Pero una cosa es analizar acertadamente la realidad –los estados y las ciudades de Europa no están preparados para garantizar la plena seguridad en un mundo global– y otra, resignarse fatalmente a la suspensión de la normalidad y las garantías democráticas. Los europeos deben tomar conciencia de las amenazas y asumir un compromiso inequívoco en la defensa activa de su sistema de derechos y libertades. No pueden dejar este discurso en manos extremistas y xenófobas.

Para encarar cualquier crisis hace falta tener un buen diagnóstico, escoger una estrategia, dotarla de medios y conseguir la imprescindible cohesión social para ejecutarla. Europa no comparte diagnóstico sobre la amenaza terrorista, no tiene una estrategia compartida –ni en las políticas de cohesión interna ni en las acciones internacionales–, no se pone de acuerdo en los medios y no cuenta con el imprescindible consenso sobre la respuesta. Eso condena al fracaso las actuaciones comunitarias.

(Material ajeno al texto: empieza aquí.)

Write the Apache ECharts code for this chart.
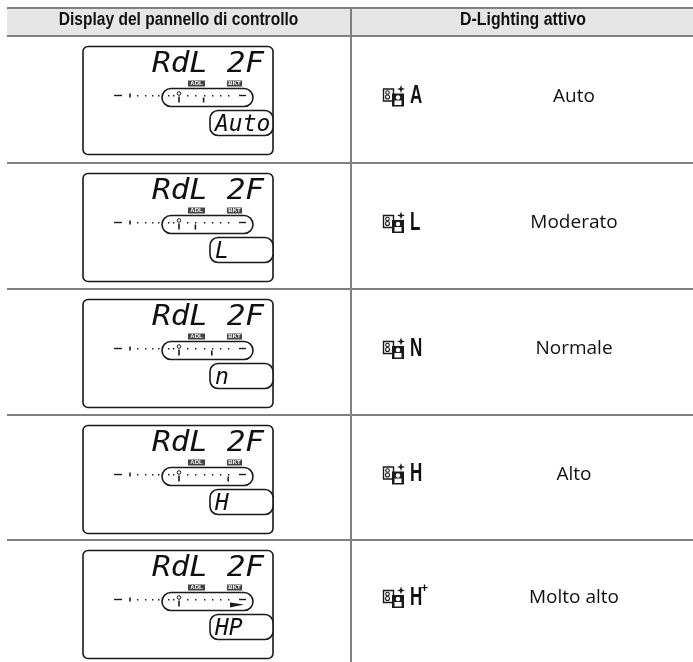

En este momento de extrema gravedad, la responsabilidad de los dirigentes es enorme: la historia juzgará si en la defensa de intereses nacionales o partidistas han sacrificado el futuro de la Europa de las libertades y la solidaridad. Pero la responsabilidad de los ciudadanos no es menor: los europeos hemos pretendido demasiado a menudo que otros defendieran nuestros intereses en distintas partes del planeta. Ahora que son atacados dentro de nuestras fronteras deberemos mojarnos y ceder trozos de nuestras preferencias ideológicas con el fin de conseguir (desde la pluralidad y la crítica) el consenso imprescindible.

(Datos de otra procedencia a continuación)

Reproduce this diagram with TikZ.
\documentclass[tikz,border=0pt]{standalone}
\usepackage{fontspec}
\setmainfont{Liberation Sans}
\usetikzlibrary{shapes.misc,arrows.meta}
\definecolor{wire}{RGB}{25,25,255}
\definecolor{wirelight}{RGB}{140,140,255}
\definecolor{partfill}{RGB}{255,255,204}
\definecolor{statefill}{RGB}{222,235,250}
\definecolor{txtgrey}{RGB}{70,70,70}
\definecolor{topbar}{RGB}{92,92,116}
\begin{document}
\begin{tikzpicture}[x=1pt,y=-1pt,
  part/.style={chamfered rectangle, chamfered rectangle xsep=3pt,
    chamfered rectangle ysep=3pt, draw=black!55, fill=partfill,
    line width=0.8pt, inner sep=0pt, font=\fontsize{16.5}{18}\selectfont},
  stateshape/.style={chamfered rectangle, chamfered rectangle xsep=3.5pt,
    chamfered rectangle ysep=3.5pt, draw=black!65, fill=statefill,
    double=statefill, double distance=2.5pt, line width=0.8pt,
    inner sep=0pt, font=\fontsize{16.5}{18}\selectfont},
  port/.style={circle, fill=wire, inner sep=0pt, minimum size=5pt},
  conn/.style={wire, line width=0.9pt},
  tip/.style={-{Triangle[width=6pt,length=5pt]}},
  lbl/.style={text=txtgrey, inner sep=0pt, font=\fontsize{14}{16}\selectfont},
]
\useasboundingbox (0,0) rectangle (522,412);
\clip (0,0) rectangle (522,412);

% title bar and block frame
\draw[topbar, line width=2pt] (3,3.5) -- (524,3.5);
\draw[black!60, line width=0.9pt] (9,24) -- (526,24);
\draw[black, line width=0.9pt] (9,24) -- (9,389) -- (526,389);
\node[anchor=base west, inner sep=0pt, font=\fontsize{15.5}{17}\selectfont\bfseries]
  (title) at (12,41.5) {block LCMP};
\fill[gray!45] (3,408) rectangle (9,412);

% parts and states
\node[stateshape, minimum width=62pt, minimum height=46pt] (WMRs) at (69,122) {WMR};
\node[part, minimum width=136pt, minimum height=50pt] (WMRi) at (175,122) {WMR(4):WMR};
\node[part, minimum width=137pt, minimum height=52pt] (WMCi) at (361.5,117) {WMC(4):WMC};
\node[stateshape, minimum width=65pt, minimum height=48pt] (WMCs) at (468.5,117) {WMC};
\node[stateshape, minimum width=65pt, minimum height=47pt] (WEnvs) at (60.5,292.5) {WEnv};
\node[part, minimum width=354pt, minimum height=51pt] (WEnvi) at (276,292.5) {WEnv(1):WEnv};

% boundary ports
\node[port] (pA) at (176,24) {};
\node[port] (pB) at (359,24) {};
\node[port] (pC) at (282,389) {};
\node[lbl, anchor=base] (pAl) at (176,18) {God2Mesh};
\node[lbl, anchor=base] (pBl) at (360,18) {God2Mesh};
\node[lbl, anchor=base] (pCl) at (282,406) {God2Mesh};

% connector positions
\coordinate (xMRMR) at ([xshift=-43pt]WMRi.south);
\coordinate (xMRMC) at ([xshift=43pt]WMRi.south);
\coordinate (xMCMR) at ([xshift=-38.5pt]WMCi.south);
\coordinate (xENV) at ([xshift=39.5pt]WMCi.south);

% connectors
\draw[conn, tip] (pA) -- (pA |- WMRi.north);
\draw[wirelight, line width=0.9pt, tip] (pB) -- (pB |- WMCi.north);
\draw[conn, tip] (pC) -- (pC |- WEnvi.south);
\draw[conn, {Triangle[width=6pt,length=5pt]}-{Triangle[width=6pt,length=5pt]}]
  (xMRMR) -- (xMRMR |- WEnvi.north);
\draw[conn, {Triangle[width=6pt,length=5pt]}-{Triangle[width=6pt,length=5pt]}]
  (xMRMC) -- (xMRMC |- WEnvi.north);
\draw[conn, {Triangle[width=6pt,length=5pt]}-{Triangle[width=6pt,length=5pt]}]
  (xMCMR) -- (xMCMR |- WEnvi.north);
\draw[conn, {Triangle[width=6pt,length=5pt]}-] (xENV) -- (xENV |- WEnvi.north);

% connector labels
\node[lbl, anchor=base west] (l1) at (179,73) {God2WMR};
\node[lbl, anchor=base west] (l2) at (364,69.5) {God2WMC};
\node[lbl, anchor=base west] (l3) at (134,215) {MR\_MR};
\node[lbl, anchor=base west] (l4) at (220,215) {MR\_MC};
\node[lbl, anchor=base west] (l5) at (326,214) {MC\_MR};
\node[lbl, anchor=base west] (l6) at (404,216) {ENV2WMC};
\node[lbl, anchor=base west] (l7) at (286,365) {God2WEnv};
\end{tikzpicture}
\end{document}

Esta cohesión requiere un debate previo y algunos pactos complejos en las instituciones y en el corazón mismo de las sociedades europeas. Hollande no puede arrastrar Europa a intensificar la aventura militar en Siria sin antes definir una política conjunta sobre Bashar el Asad, los kurdos, los opositores vinculados a Al Qaeda, Rusia o Turquía; unos acuerdos que deben priorizar la defensa de las poblaciones civiles y encarar de una vez por todas las responsabilidades de las dictaduras del Golfo. En este sentido, los gritos de guerra y las sobreactuaciones políticas no son una buena señal, pero la pretensión de equidistancia de los que en Barcelona condenan la exhibición de la bandera francesa (por imperialista) en solidaridad con las víctimas de los atentados de París todavía es más alarmante.

En París, en Beirut, en Ankara, en Túnez y en el corazón del Oriente Medio el fanatismo castiga a los más débiles. Incluso los sectores antibelicistas de las sociedades europeas deberíamos aceptar que, en el estado actual de las cosas, la equidistancia y la inacción son todavía más criminales que la implicación decidida en la lucha contra el terror.